- **Goal of the exercise**
Give a verbatim copy of the lines below, minus the pictures.
## begin Supplied information
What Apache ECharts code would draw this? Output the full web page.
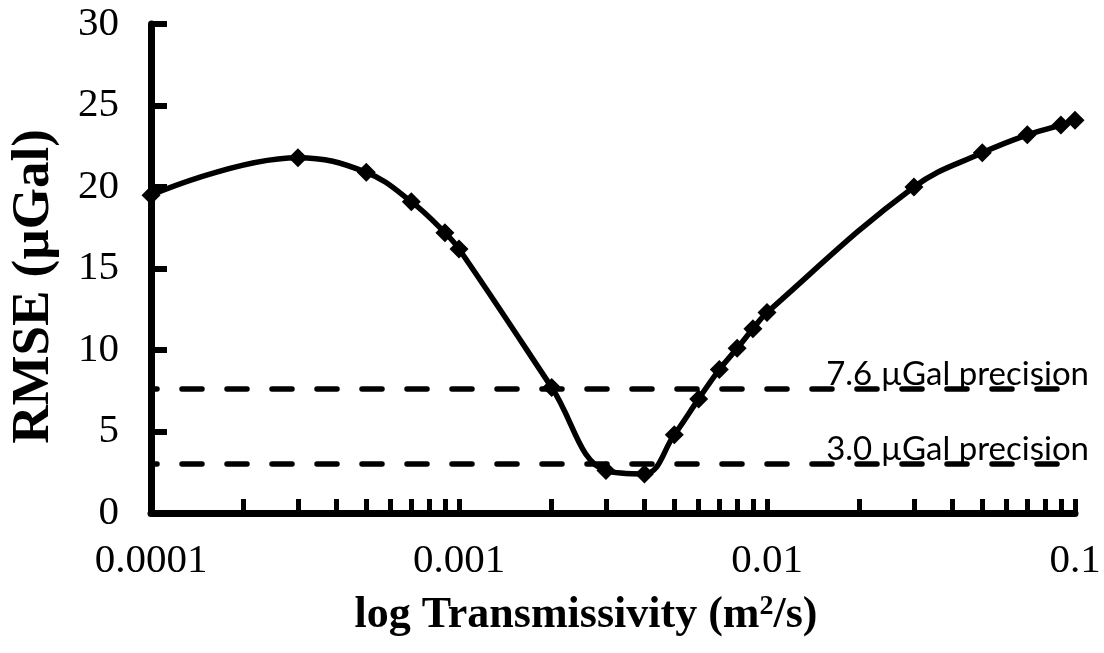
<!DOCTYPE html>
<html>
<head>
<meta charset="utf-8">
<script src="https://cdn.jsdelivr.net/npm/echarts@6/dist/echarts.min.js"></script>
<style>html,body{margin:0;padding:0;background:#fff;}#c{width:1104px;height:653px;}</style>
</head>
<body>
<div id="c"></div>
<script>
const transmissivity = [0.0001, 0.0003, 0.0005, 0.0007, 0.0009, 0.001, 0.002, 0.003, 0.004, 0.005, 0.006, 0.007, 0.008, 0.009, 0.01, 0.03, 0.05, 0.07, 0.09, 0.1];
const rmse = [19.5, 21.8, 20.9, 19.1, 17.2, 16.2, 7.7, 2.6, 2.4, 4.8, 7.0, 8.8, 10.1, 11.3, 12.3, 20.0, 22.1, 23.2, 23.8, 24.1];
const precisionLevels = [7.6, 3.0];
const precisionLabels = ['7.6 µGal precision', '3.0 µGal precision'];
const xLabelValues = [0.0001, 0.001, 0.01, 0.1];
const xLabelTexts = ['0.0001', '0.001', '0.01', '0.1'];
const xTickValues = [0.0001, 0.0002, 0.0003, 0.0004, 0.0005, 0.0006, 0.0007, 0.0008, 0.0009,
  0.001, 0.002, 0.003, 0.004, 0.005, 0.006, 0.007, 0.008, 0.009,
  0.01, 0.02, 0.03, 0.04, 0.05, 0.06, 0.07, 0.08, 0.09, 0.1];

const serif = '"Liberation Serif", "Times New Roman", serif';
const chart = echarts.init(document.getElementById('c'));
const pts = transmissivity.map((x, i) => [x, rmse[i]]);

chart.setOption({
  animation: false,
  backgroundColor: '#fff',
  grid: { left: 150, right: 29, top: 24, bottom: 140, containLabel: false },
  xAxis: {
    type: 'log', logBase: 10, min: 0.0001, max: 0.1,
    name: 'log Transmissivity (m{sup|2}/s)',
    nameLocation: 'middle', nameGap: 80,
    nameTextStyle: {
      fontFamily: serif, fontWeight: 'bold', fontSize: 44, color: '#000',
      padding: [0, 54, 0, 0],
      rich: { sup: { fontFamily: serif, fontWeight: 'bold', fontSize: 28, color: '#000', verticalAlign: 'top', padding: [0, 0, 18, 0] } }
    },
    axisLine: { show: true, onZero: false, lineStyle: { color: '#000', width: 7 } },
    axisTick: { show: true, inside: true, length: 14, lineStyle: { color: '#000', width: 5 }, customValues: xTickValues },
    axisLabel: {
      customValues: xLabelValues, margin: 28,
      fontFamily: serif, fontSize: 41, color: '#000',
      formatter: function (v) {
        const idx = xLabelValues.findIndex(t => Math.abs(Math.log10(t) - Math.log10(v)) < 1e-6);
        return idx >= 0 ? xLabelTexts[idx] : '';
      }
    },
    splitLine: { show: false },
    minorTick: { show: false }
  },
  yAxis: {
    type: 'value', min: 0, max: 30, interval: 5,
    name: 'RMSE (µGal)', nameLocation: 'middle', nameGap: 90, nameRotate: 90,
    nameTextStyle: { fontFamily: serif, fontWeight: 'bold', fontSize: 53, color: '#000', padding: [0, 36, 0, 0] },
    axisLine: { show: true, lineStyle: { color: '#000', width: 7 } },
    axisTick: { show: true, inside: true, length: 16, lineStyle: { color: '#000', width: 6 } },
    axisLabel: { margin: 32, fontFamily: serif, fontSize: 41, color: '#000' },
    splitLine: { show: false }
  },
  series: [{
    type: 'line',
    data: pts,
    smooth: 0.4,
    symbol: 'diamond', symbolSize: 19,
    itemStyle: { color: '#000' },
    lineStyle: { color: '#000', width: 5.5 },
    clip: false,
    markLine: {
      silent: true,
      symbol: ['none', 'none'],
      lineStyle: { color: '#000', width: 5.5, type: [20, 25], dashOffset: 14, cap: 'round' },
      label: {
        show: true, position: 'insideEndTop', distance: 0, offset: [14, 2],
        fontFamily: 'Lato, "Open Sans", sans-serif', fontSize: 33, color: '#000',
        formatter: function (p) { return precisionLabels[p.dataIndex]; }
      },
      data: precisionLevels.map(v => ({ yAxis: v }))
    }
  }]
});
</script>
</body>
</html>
## end Supplied information
- **Exercise output**
What Apache ECharts code would draw this? Output the full web page.
<!DOCTYPE html>
<html>
<head>
<meta charset="utf-8">
<script src="https://cdn.jsdelivr.net/npm/echarts@6/dist/echarts.min.js"></script>
<style>html,body{margin:0;padding:0;background:#fff;}#c{width:1104px;height:653px;}</style>
</head>
<body>
<div id="c"></div>
<script>
const transmissivity = [0.0001, 0.0003, 0.0005, 0.0007, 0.0009, 0.001, 0.002, 0.003, 0.004, 0.005, 0.006, 0.007, 0.008, 0.009, 0.01, 0.03, 0.05, 0.07, 0.09, 0.1];
const rmse = [19.5, 21.8, 20.9, 19.1, 17.2, 16.2, 7.7, 2.6, 2.4, 4.8, 7.0, 8.8, 10.1, 11.3, 12.3, 20.0, 22.1, 23.2, 23.8, 24.1];
const precisionLevels = [7.6, 3.0];
const precisionLabels = ['7.6 µGal precision', '3.0 µGal precision'];
const xLabelValues = [0.0001, 0.001, 0.01, 0.1];
const xLabelTexts = ['0.0001', '0.001', '0.01', '0.1'];
const xTickValues = [0.0001, 0.0002, 0.0003, 0.0004, 0.0005, 0.0006, 0.0007, 0.0008, 0.0009,
  0.001, 0.002, 0.003, 0.004, 0.005, 0.006, 0.007, 0.008, 0.009,
  0.01, 0.02, 0.03, 0.04, 0.05, 0.06, 0.07, 0.08, 0.09, 0.1];

const serif = '"Liberation Serif", "Times New Roman", serif';
const chart = echarts.init(document.getElementById('c'));
const pts = transmissivity.map((x, i) => [x, rmse[i]]);

chart.setOption({
  animation: false,
  backgroundColor: '#fff',
  grid: { left: 150, right: 29, top: 24, bottom: 140, containLabel: false },
  xAxis: {
    type: 'log', logBase: 10, min: 0.0001, max: 0.1,
    name: 'log Transmissivity (m{sup|2}/s)',
    nameLocation: 'middle', nameGap: 80,
    nameTextStyle: {
      fontFamily: serif, fontWeight: 'bold', fontSize: 44, color: '#000',
      padding: [0, 54, 0, 0],
      rich: { sup: { fontFamily: serif, fontWeight: 'bold', fontSize: 28, color: '#000', verticalAlign: 'top', padding: [0, 0, 18, 0] } }
    },
    axisLine: { show: true, onZero: false, lineStyle: { color: '#000', width: 7 } },
    axisTick: { show: true, inside: true, length: 14, lineStyle: { color: '#000', width: 5 }, customValues: xTickValues },
    axisLabel: {
      customValues: xLabelValues, margin: 28,
      fontFamily: serif, fontSize: 41, color: '#000',
      formatter: function (v) {
        const idx = xLabelValues.findIndex(t => Math.abs(Math.log10(t) - Math.log10(v)) < 1e-6);
        return idx >= 0 ? xLabelTexts[idx] : '';
      }
    },
    splitLine: { show: false },
    minorTick: { show: false }
  },
  yAxis: {
    type: 'value', min: 0, max: 30, interval: 5,
    name: 'RMSE (µGal)', nameLocation: 'middle', nameGap: 90, nameRotate: 90,
    nameTextStyle: { fontFamily: serif, fontWeight: 'bold', fontSize: 53, color: '#000', padding: [0, 36, 0, 0] },
    axisLine: { show: true, lineStyle: { color: '#000', width: 7 } },
    axisTick: { show: true, inside: true, length: 16, lineStyle: { color: '#000', width: 6 } },
    axisLabel: { margin: 32, fontFamily: serif, fontSize: 41, color: '#000' },
    splitLine: { show: false }
  },
  series: [{
    type: 'line',
    data: pts,
    smooth: 0.4,
    symbol: 'diamond', symbolSize: 19,
    itemStyle: { color: '#000' },
    lineStyle: { color: '#000', width: 5.5 },
    clip: false,
    markLine: {
      silent: true,
      symbol: ['none', 'none'],
      lineStyle: { color: '#000', width: 5.5, type: [20, 25], dashOffset: 14, cap: 'round' },
      label: {
        show: true, position: 'insideEndTop', distance: 0, offset: [14, 2],
        fontFamily: 'Lato, "Open Sans", sans-serif', fontSize: 33, color: '#000',
        formatter: function (p) { return precisionLabels[p.dataIndex]; }
      },
      data: precisionLevels.map(v => ({ yAxis: v }))
    }
  }]
});
</script>
</body>
</html>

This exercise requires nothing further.